Two hundred years ago this weekend, a bridge opened up connecting the towns of New Hope, Pennsylvania and Lambertville, New Jersey.
It was the missing link of the Old York Road, the principal connection between New York and Philadelphia at that time. And while the original span over the Delaware River is long gone, the current structure is still vitally important to the two towns.
“There’s just this 1,000 foot wide river here that sort of separates us, but we’re really together,” said New Hope Mayor Larry Keller.
The sister cities from opposite sides of the Delaware are celebrating two centuries of being just a quick walk away from each other.
The original bridge was the brainchild of Benjamin Parry a Quaker industrialist who owned the ferry boat operation linking the two communities.

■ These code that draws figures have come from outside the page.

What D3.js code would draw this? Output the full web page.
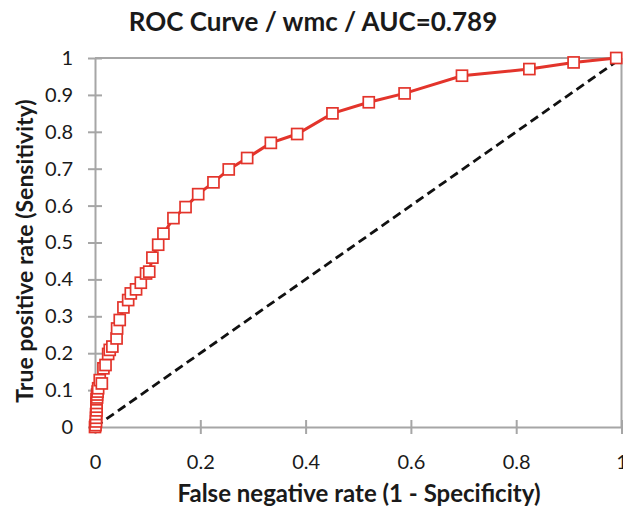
<!DOCTYPE html>
<html><head><meta charset="utf-8">
<script src="https://cdnjs.cloudflare.com/ajax/libs/d3/7.8.5/d3.min.js"></script>
<style>body{margin:0;background:#fff}svg{display:block}</style>
</head><body>
<script>
const fpr = [0,0.001,0.002,0.002,0.002,0.003,0.003,0.003,0.003,0.004,0.004,0.005,0.006,0.009,0.013,0.016,0.020,0.025,0.028,0.033,0.041,0.042,0.047,0.054,0.063,0.068,0.078,0.087,0.097,0.103,0.109,0.120,0.130,0.149,0.172,0.196,0.225,0.254,0.289,0.334,0.384,0.451,0.520,0.588,0.697,0.825,0.909,0.990];
const tpr = [0,0.005,0.015,0.025,0.035,0.045,0.055,0.065,0.075,0.080,0.088,0.096,0.105,0.127,0.118,0.159,0.168,0.198,0.209,0.218,0.240,0.267,0.290,0.324,0.344,0.362,0.373,0.391,0.416,0.421,0.459,0.494,0.524,0.566,0.596,0.631,0.663,0.698,0.729,0.770,0.794,0.850,0.880,0.904,0.952,0.970,0.988,1.000];
const diag = [0,1];
const xTicks = [0,0.2,0.4,0.6,0.8,1];
const yTicks = [0,0.1,0.2,0.3,0.4,0.5,0.6,0.7,0.8,0.9,1];
const title = "ROC Curve / wmc / AUC=0.789";
const xTitle = "False negative rate (1 - Specificity)";
const yTitle = "True positive rate (Sensitivity)";

const W=623,H=507;
const L=95,R=621.5,T=58,B=427;
const font="Lato, 'Open Sans', sans-serif";
const svg=d3.select("body").append("svg").attr("width",W).attr("height",H);
const x=d3.scaleLinear().domain([0,1]).range([L,R]);
const y=d3.scaleLinear().domain([0,1]).range([B,T]);
const grey="#a6a6a6";

svg.append("line").attr("x1",L).attr("x2",R).attr("y1",T).attr("y2",T).attr("stroke",grey).attr("stroke-width",2);
svg.append("line").attr("x1",R).attr("x2",R).attr("y1",T).attr("y2",B).attr("stroke",grey).attr("stroke-width",2);

const xa=svg.append("g").attr("transform",`translate(0,${B})`)
  .call(d3.axisBottom(x).tickValues(xTicks).tickFormat(d3.format("~g")).tickSizeInner(7).tickSizeOuter(0).tickPadding(21));
xa.selectAll(".tick line").attr("y1",-7);
const ya=svg.append("g").attr("transform",`translate(${L},0)`)
  .call(d3.axisLeft(y).tickValues(yTicks).tickFormat(d3.format("~g")).tickSizeInner(7).tickSizeOuter(0).tickPadding(15));
ya.selectAll(".tick line").attr("x1",7);
[xa,ya].forEach(a=>{
  a.select(".domain").attr("stroke",grey).attr("stroke-width",2);
  a.selectAll(".tick line").attr("stroke",grey).attr("stroke-width",2);
  a.selectAll(".tick text").attr("fill","#1a1a1a").style("font-family",font).style("font-size","20px");
});

svg.append("line").attr("x1",x(diag[0])).attr("y1",y(diag[0])).attr("x2",x(diag[1])).attr("y2",y(diag[1]))
  .attr("stroke","#111").attr("stroke-width",2.8).attr("stroke-dasharray","9,5");

const pts=fpr.map((f,i)=>[f,tpr[i]]);
const red="#e3342b";
svg.append("path").datum(pts).attr("fill","none").attr("stroke",red).attr("stroke-width",3)
  .attr("d",d3.line().x(d=>x(d[0])).y(d=>y(d[1])));
svg.selectAll("rect.m").data(pts).join("rect").attr("class","m")
  .attr("x",d=>x(d[0])-5.5).attr("y",d=>y(d[1])-5.5).attr("width",11).attr("height",11)
  .attr("fill","#fff").attr("stroke",red).attr("stroke-width",1.7);

svg.append("text").attr("x",313).attr("y",31).attr("text-anchor","middle")
  .style("font-family",font).style("font-weight","bold").style("font-size","26px").attr("fill","#1a1a1a").text(title);
svg.append("text").attr("x",359).attr("y",502).attr("text-anchor","middle")
  .style("font-family",font).style("font-weight","bold").style("font-size","24px").attr("fill","#1a1a1a").text(xTitle);
svg.append("text").attr("transform","translate(33,251) rotate(-90)").attr("text-anchor","middle")
  .style("font-family",font).style("font-weight","bold").style("font-size","23px").attr("fill","#1a1a1a").text(yTitle);
</script>
</body></html>
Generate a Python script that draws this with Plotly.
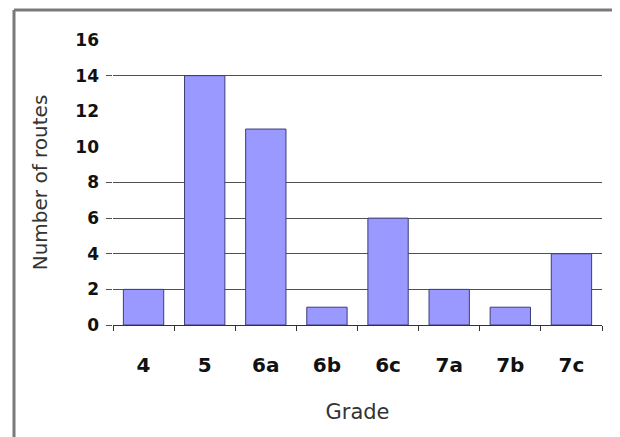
import plotly.graph_objects as go

grades = ["4", "5", "6a", "6b", "6c", "7a", "7b", "7c"]
routes = [2, 14, 11, 1, 6, 2, 1, 4]
y_tick_labels = [0, 2, 4, 6, 8, 10, 12, 14, 16]
grid_values = [0, 2, 4, 6, 8, 14]

# the page is drawn with an 8px body offset inside a 620x437 window
OFF = 8
W, H = 620 - OFF, 437 - OFF
ml, mr, mt, mb = 113 - OFF, 18, 40 - OFF, 112
pw, ph = W - ml - mr, H - mt - mb

def px_x(p):
    return (p - OFF - ml) / pw

def px_y(p):
    return (H - mb - (p - OFF)) / ph

fig = go.Figure()
fig.add_trace(go.Bar(
    x=grades, y=routes,
    marker=dict(color="#9999ff", line=dict(color="#3c3c7a", width=1)),
    yaxis="y",
    hoverinfo="skip",
))
# empty trace so that the grid axis is rendered
fig.add_trace(go.Scatter(x=[], y=[], yaxis="y2", showlegend=False, hoverinfo="skip"))

fig.update_layout(
    width=W, height=H,
    margin=dict(l=ml, r=mr, t=mt, b=mb),
    paper_bgcolor="white", plot_bgcolor="white",
    showlegend=False,
    bargap=0.34,
    font=dict(family="DejaVu Sans", color="#111111"),
    xaxis=dict(
        type="category",
        showline=True, linecolor="#333333", linewidth=1,
        ticks="outside", tickson="boundaries", ticklen=5, tickcolor="#333333",
        tickfont=dict(family="DejaVu Sans", size=20, weight="bold", color="#111111"),
        ticklabelstandoff=22,
        showgrid=False,
        title=dict(text="Grade", font=dict(family="DejaVu Sans", size=21, color="#333333"), standoff=28),
    ),
    yaxis=dict(
        range=[0, 16],
        tickvals=y_tick_labels,
        showgrid=False, zeroline=False, showline=False,
        ticks="",
        tickfont=dict(family="DejaVu Sans", size=17, weight="bold", color="#111111"),
        ticklabelstandoff=13,
        title=dict(text="Number of routes", font=dict(family="DejaVu Sans", size=20, color="#333333"), standoff=22),
    ),
    yaxis2=dict(
        range=[0, 16], overlaying="y", anchor="x", side="left",
        tickvals=grid_values,
        showticklabels=False,
        showgrid=True, gridcolor="#505050", gridwidth=1,
        zeroline=False, showline=False,
        ticks="outside", ticklen=6, tickcolor="#505050",
    ),
    shapes=[
        dict(type="line", xref="paper", yref="paper",
             x0=px_x(14), x1=px_x(14), y0=px_y(10), y1=px_y(437),
             line=dict(color="#7a7a7a", width=3)),
        dict(type="line", xref="paper", yref="paper",
             x0=px_x(14), x1=px_x(620), y0=px_y(10), y1=px_y(10),
             line=dict(color="#7a7a7a", width=3)),
    ],
)

fig.write_html("out.html", config={"displayModeBar": False})
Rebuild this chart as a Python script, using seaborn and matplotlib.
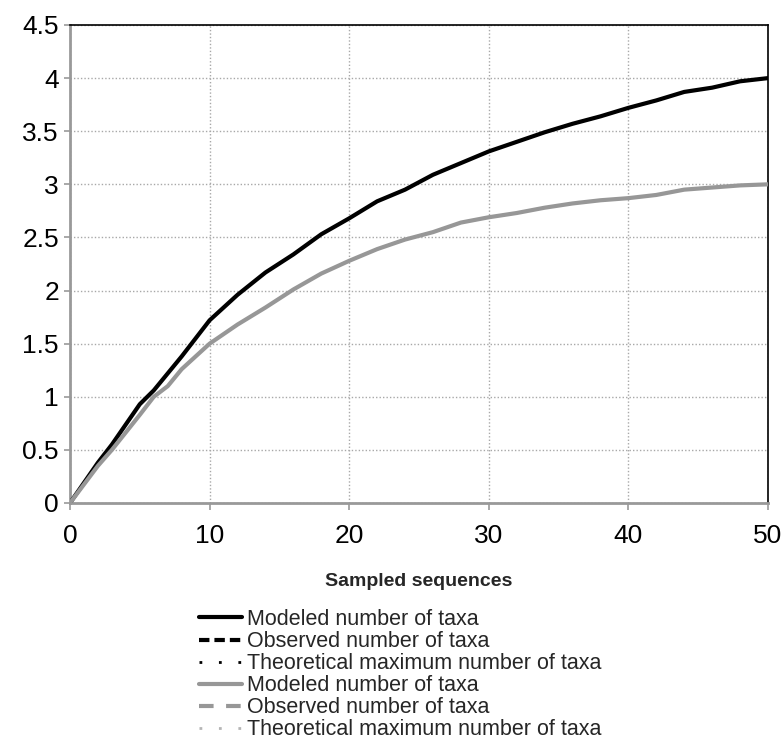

That first one was made of wood and was destroyed in a flood in 1841, as was its identical successor in 1903. The current configuration, built in 1904, is an open Pratt truss bridge with six spans, approximately 960 tons of steel and is a little over 1,000 feet long.
Delaware River Joint Toll Bridge Executive Director Joseph Resta said, the current traffic on the bridge is about 14,000 vehicles a day, 525,000 vehicles annually, which has been fairly consistent over the last decade.
On a busy weekend day some 14,000 pedestrians will cross the bridge as well.
While New Hope and Lambertville are in two very different states, you would never really know it from talking to people like life-long New Hope resident Frank Cosner.
“We all take pride in it and in a sense, all the residents on both sides own the bridge,” said Cosner.
Mayor Keller echoes Cosner’s sentiment saying, “I think that we’re bonded and that will never change.”
Among the festivities planned for the 200th anniversary will be a screening of a film documentary about the bridge on Sept. 13 at the Inn at Lambertville Station.